Assistenza dei malati inguaribili: Italia solo 24esima
11/07/2017
Assistenza dei malati inguaribili: Gran Bretagna al top, Italia solo 24esima
CURE PALLIATIVE
Ecco l’atlante della buona morte
Assistenza dei malati inguaribili: Gran Bretagna al top, Italia solo 24esima
MILANO – C’è la qualità di vita delle persone: quanto e come si mangia, si dorme, si cammina, comunica o sorride, ad esempio. Ma c’è anche una qualità della morte: se ne parla poco e male, ma ci si pensa spesso. Non di rado sono proprio i malati e le loro famiglie ad infrangere i tabù che circondano il nostro morire. Questa volta è
stato un centro studi anglosassone, The Economist Intelligence Unit (elabora analisi e previsioni per il gruppo editoriale che pubblica The Economist) che ha messo sotto esame 40 Paesi e il modo in cui accompagnano i loro cittadini negli ultimi giorni, stilando anche una classifica: la Gran Bretagna è risultato il posto dove si dà la migliore assistenza di fine vita, l’Italia si piazza solo ventiquattresima, soprattutto per politiche contraddittorie e un accesso discontinuo alle terapie antidolore.
IL PIL CONTA POCO – Commissionata dalla Lien Foundation di Singapore, la ricerca è stata condotta per elaborare un indice utile a misurare la capacità di fornire assistenza di fine vita. Quaranta nazioni sono state valutate con una batteria di 24 indicatori e l’ausilio di sociologi, economisti, medici e specialisti in cure palliative, per vedere come sono in grado di occuparsi dei malati quando la guarigione diventa improbabile. I risultati hanno messo in chiaro che, anche se la vita media va allungandosi, le cure palliative sono una strategia in pochi luoghi al mondo e, contrariamente a quanto ci si potrebbe aspettare, in questo campo Paesi ricchi non sono necessariamente i più virtuosi. Secondo la Worldwide Palliative Care Alliance, nel mondo meno dell’otto per cento di chi ne avrebbe bisogno accede a hospice e cure palliative.

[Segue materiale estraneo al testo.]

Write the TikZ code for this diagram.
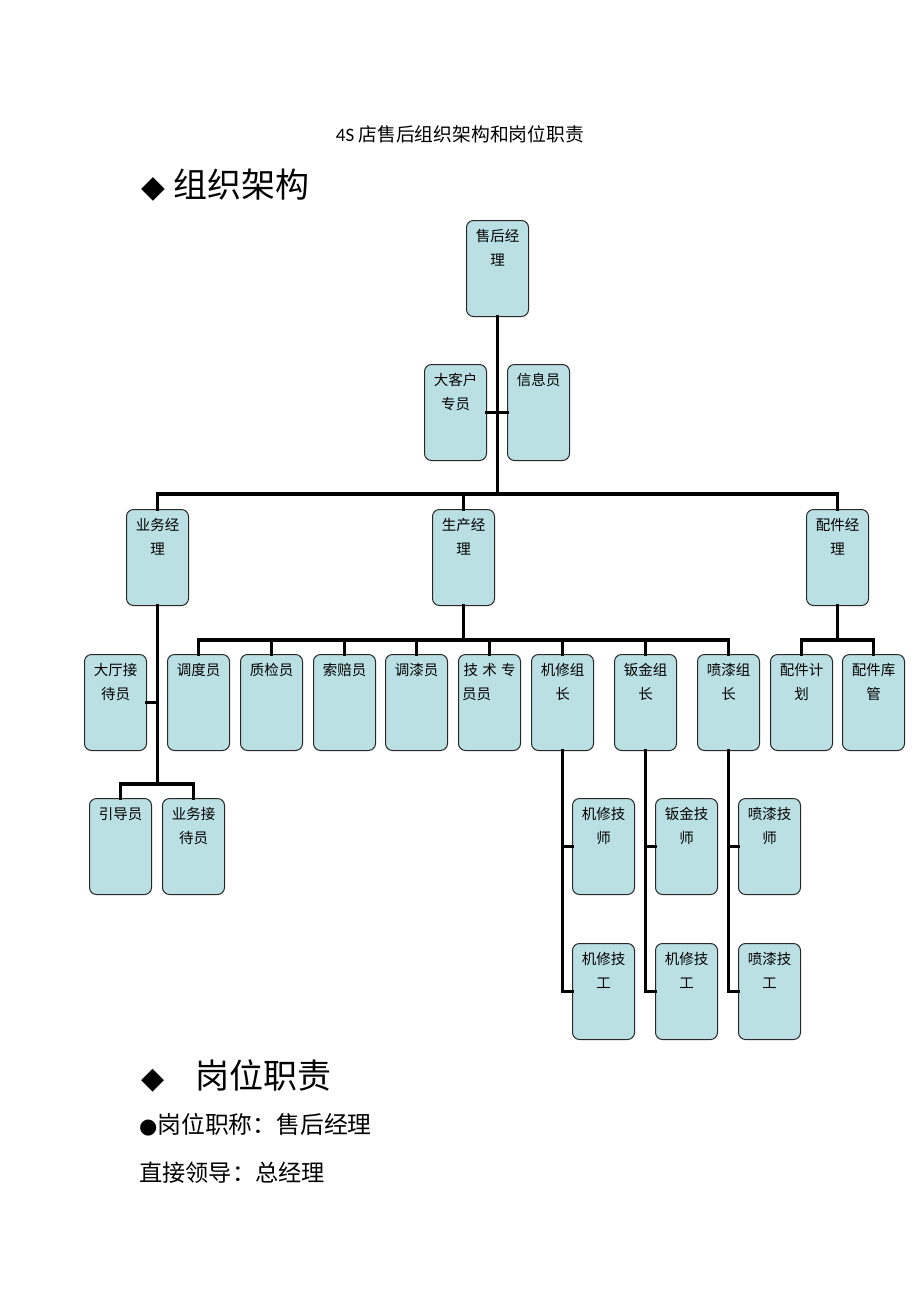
\documentclass[tikz,border=0pt]{standalone}
\usepackage{fontspec}
\newfontfamily\cjk{Noto Sans CJK SC}
\newfontfamily\dvfont{DejaVu Sans}
\newfontfamily\calfont{Carlito}
\definecolor{boxfill}{RGB}{187,224,228}
\definecolor{boxline}{RGB}{40,40,40}
\tikzset{
  bx/.style={draw=boxline, line width=1pt, fill=boxfill, rounded corners=7pt,
    minimum width=62pt, minimum height=96pt, inner sep=0pt, anchor=north west},
  bt/.style={anchor=base, inner sep=0pt, font=\cjk\fontsize{14.5}{16}\selectfont},
  conn/.style={draw=black, line width=3.8pt, line join=miter, line cap=rect},
}
\newcommand\orgbox[5]{%
  \node[bx] (#1) at (#2,#3) {};
  \node[bt] (#1-a) at ([yshift=-21.5pt]#1.north) {#4};
  \node[bt] (#1-b) at ([yshift=-45.5pt]#1.north) {#5};
}
\begin{document}
\begin{tikzpicture}[x=1pt,y=-1pt]
\useasboundingbox[fill=white] (0,0) rectangle (920,1302);

% titles
\node[anchor=base, inner sep=0pt] (title) at (460,141) {\calfont\fontsize{19}{21}\selectfont 4S\ \cjk\fontsize{18.8}{21}\selectfont 店售后组织架构和岗位职责};
\node[anchor=base west, inner sep=0pt] (h1d) at (141,197) {\dvfont\fontsize{31}{34}\selectfont ◆};
\node[anchor=base west, inner sep=0pt] (h1) at (173,197) {\cjk\fontsize{34}{38}\selectfont 组织架构};
\node[anchor=base west, inner sep=0pt] (h2d) at (141,1088) {\dvfont\fontsize{30}{34}\selectfont ◆};
\node[anchor=base west, inner sep=0pt] (h2) at (195,1088) {\cjk\fontsize{34}{38}\selectfont 岗位职责};
\node[anchor=base west, inner sep=0pt] (p1) at (139,1133) {\dvfont\fontsize{21}{24}\selectfont ●\cjk\fontsize{23.8}{26}\selectfont 岗位职称：售后经理};
\node[anchor=base west, inner sep=0pt] (p2) at (139,1181) {\cjk\fontsize{23.2}{26}\selectfont 直接领导：总经理};

% boxes
\orgbox{shjl}{466}{220}{售后经}{理}
\orgbox{dkh}{424}{364}{大客户}{专员}
\orgbox{xxy}{507}{364}{信息员}{}
\orgbox{ywjl}{126}{509}{业务经}{理}
\orgbox{scjl}{432}{509}{生产经}{理}
\orgbox{pjjl}{806}{509}{配件经}{理}
\orgbox{dtjd}{84}{654}{大厅接}{待员}
\orgbox{ddy}{167}{654}{调度员}{}
\orgbox{zjy}{240}{654}{质检员}{}
\orgbox{spy}{313}{654}{索赔员}{}
\orgbox{tqy}{385}{654}{调漆员}{}
\node[bx] (jszy) at (458,654) {};
\node[bt, text width=52pt, align=justify] (jszy-a) at ([yshift=-21.5pt]jszy.north) {技\hfill 术\hfill 专};
\node[bt, anchor=base west] (jszy-b) at ([xshift=4pt,yshift=-45.5pt]jszy.north west) {员员};
\orgbox{jxzz}{531}{654}{机修组}{长}
\orgbox{bjzz}{614}{654}{钣金组}{长}
\orgbox{pqzz}{697}{654}{喷漆组}{长}
\orgbox{pjjh}{770}{654}{配件计}{划}
\orgbox{pjkg}{842}{654}{配件库}{管}
\orgbox{ydy}{89}{798}{引导员}{}
\orgbox{ywjd}{162}{798}{业务接}{待员}
\orgbox{jxjs}{572}{798}{机修技}{师}
\orgbox{bjjs}{655}{798}{钣金技}{师}
\orgbox{pqjs}{738}{798}{喷漆技}{师}
\orgbox{jxjg}{572}{943}{机修技}{工}
\orgbox{bjjg}{655}{943}{机修技}{工}
\orgbox{pqjg}{738}{943}{喷漆技}{工}

% bus coordinates
\coordinate (bus1) at (0,494);
\coordinate (bus2) at (0,640);
\coordinate (bus3) at (0,784);

% connectors
\draw[conn] (shjl.south) -- (shjl.south |- bus1);
\draw[conn] (dkh.east) -- (xxy.west);
\draw[conn] (ywjl.north) -- (ywjl.north |- bus1) -- (pjjl.north |- bus1) -- (pjjl.north);
\draw[conn] (scjl.north) -- (scjl.north |- bus1);

\draw[conn] (scjl.south) -- (scjl.south |- bus2);
\draw[conn] (ddy.north) -- (ddy.north |- bus2) -- (pqzz.north |- bus2) -- (pqzz.north);
\foreach \n in {zjy,spy,tqy,jszy,jxzz,bjzz}{
  \draw[conn] (\n.north) -- (\n.north |- bus2);
}
\draw[conn] (pjjl.south) -- (pjjl.south |- bus2);
\draw[conn] (pjjh.north) -- (pjjh.north |- bus2) -- (pjkg.north |- bus2) -- (pjkg.north);

\draw[conn] (ywjl.south) -- (ywjl.south |- bus3);
\draw[conn] (dtjd.east) -- (dtjd.east -| ywjl.south);
\draw[conn] (ydy.north) -- (ydy.north |- bus3) -- (ywjd.north |- bus3) -- (ywjd.north);

\draw[conn] (jxzz.south) |- (jxjg.west);
\draw[conn] (jxjs.west) -- (jxjs.west -| jxzz.south);
\draw[conn] (bjzz.south) |- (bjjg.west);
\draw[conn] (bjjs.west) -- (bjjs.west -| bjzz.south);
\draw[conn] (pqzz.south) |- (pqjg.west);
\draw[conn] (pqjs.west) -- (pqjs.west -| pqzz.south);
\end{tikzpicture}
\end{document}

ANGLOSASSONI IN TESTA – In cima alla lista figura la Gran Bretagna, nonostante sia «lontana dall’avere un sistema sanitario perfetto» – scrivono i ricercatori -, soprattutto per la grande consapevolezza della popolazione, per la formazione del personale, l’accesso ai farmaci antidolore e per la trasparenza nella comunicazione fra medico e paziente. Con l’Australia seconda e terza la Nuova Zelanda, la classifica vede diversi Paesi ricchi in posizioni arretrate: Danimarca, Giappone, Italia fra il ventiduesimo e ventiquattresimo posto. In fondo, Cina, Brasile, India e Uganda, con alcune eccezioni interne, come lo stato indiano del Kerala, che spicca per i servizi di assistenza a domicilio e in hospice. «In Italia lo sviluppo delle cure palliative ha avuto una storia discontinua con una mancanza di coordinamento e fino a tempi recenti un accesso inadeguato ai farmaci oppiacei» ha commentato David Clark, esperto dell’università di Glasgow e fondatore dell’International Observatory on End of Life Care, l’osservatorio internazionale sull’assistenza di fine vita.

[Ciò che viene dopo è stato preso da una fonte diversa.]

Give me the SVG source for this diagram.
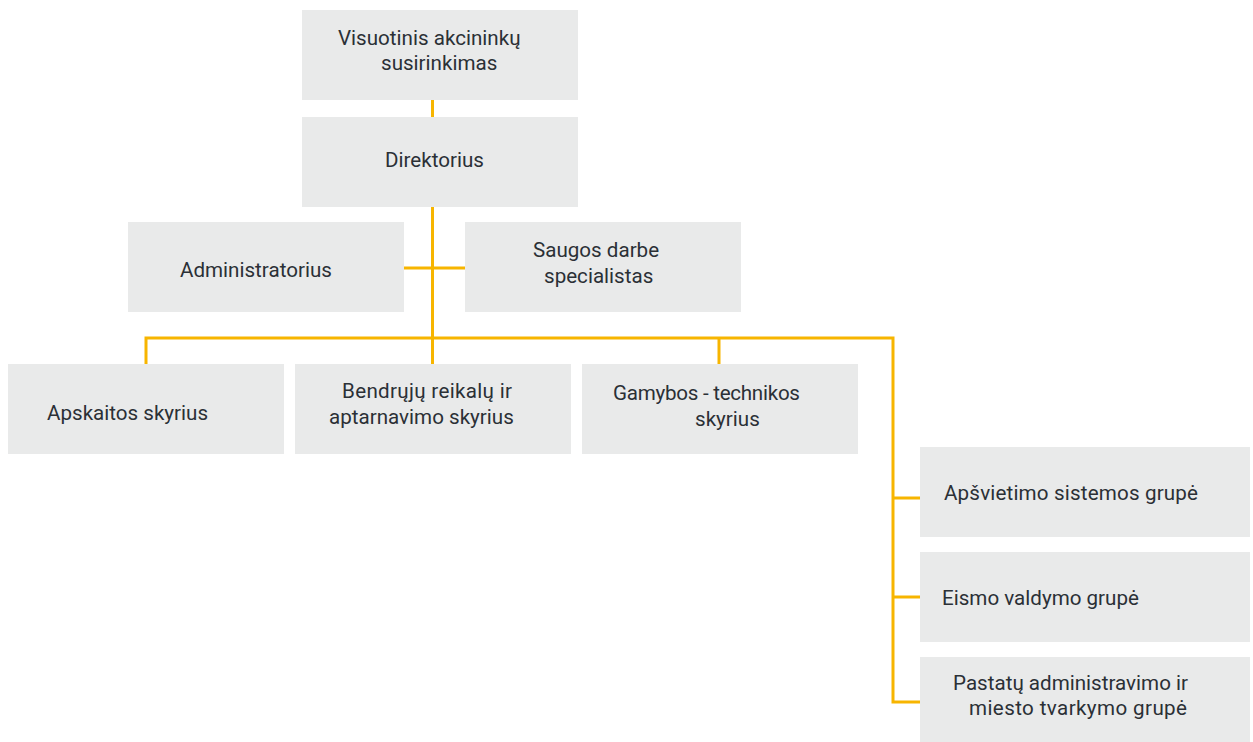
<svg xmlns="http://www.w3.org/2000/svg" width="1253" height="742" viewBox="0 0 1253 742">
<style>
.box{fill:#e9eaea}
.t{font-family:Roboto,"Liberation Sans",sans-serif;font-size:20.6px;font-weight:400;fill:#2b3036}
.c{stroke:#f7b500;stroke-width:3;fill:none}
</style>
<rect width="1253" height="742" fill="#ffffff"/>
<g id="connectors">
<line class="c" x1="432.5" y1="100" x2="432.5" y2="117"/>
<line class="c" x1="432.5" y1="207" x2="432.5" y2="364"/>
<line class="c" x1="404" y1="268" x2="465" y2="268"/>
<polyline class="c" points="146,364 146,338 893,338 893,702 920,702"/>
<line class="c" x1="719" y1="338" x2="719" y2="364"/>
<line class="c" x1="893" y1="498" x2="920" y2="498"/>
<line class="c" x1="893" y1="597" x2="920" y2="597"/>
</g>
<g id="n1"><rect class="box" x="302" y="10" width="276" height="90"/>
<text class="t" x="338" y="45">Visuotinis akcininkų</text><text class="t" x="381" y="70">susirinkimas</text></g>
<g id="n2"><rect class="box" x="302" y="117" width="276" height="90"/>
<text class="t" x="385" y="167">Direktorius</text></g>
<g id="n3"><rect class="box" x="128" y="222" width="276" height="90"/>
<text class="t" x="180" y="277">Administratorius</text></g>
<g id="n4"><rect class="box" x="465" y="222" width="276" height="90"/>
<text class="t" x="533" y="257">Saugos darbe</text><text class="t" x="544" y="283">specialistas</text></g>
<g id="n5"><rect class="box" x="8" y="364" width="276" height="90"/>
<text class="t" x="47" y="420">Apskaitos skyrius</text></g>
<g id="n6"><rect class="box" x="295" y="364" width="276" height="90"/>
<text class="t" x="342" y="398" textLength="170">Bendrųjų reikalų ir</text><text class="t" x="329" y="424">aptarnavimo skyrius</text></g>
<g id="n7"><rect class="box" x="582" y="364" width="276" height="90"/>
<text class="t" x="613" y="400" textLength="187">Gamybos - technikos</text><text class="t" x="695" y="426">skyrius</text></g>
<g id="n8"><rect class="box" x="920" y="447" width="330" height="90"/>
<text class="t" x="944" y="500" textLength="254">Apšvietimo sistemos grupė</text></g>
<g id="n9"><rect class="box" x="920" y="552" width="330" height="90"/>
<text class="t" x="942" y="605">Eismo valdymo grupė</text></g>
<g id="n10"><rect class="box" x="920" y="657" width="330" height="90"/>
<text class="t" x="953" y="690">Pastatų administravimo ir</text><text class="t" x="969" y="715" textLength="218">miesto tvarkymo grupė</text></g>
</svg>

I TABÙ SI PAGANO CARI – The Economist Intelligence Unit ha tratto dai risultati dello studio e delle interviste agli esperti cinque conclusioni. Primo: combattere i tabù culturali sulla percezione della morte è fondamentale per migliorare le cure palliative. Nelle società occidentali la morte è stata medicalizzata, è importante curare per guarire, no per far star meglio, e troppo spesso l’assistenza in hospice viene negativamente associata al gettare la spugna. Secondo: il dibattito su eutanasia o suicidio assistito, spesso condotto con clamore su giornali e televisione, non coinvolge grandi fette di popolazione, ma può servire a far pressioni per migliorare il sistema di cure palliative. Terzo: la disponibilità di farmaci per controllare il dolore è la questione pratica più importante. Quarto: troppo spesso le cure palliative non sono rimborsate dallo stato, ma sono disponibili solo grazie a associazioni e enti caritatevoli (gli autori citano gli Usa, dove le assicurazioni mediche pubbliche rimborsano le cure palliative solo ai pazienti che rinunciano ai trattamenti curativi). Infine, quinto punto: migliorare le cure palliative significa in ultima analisi risparmiare. Aumentando assistenza domiciliare e in hospice si possono ridurre i costi dei ricoveri ospedalieri e degli accessi al Pronto soccorso.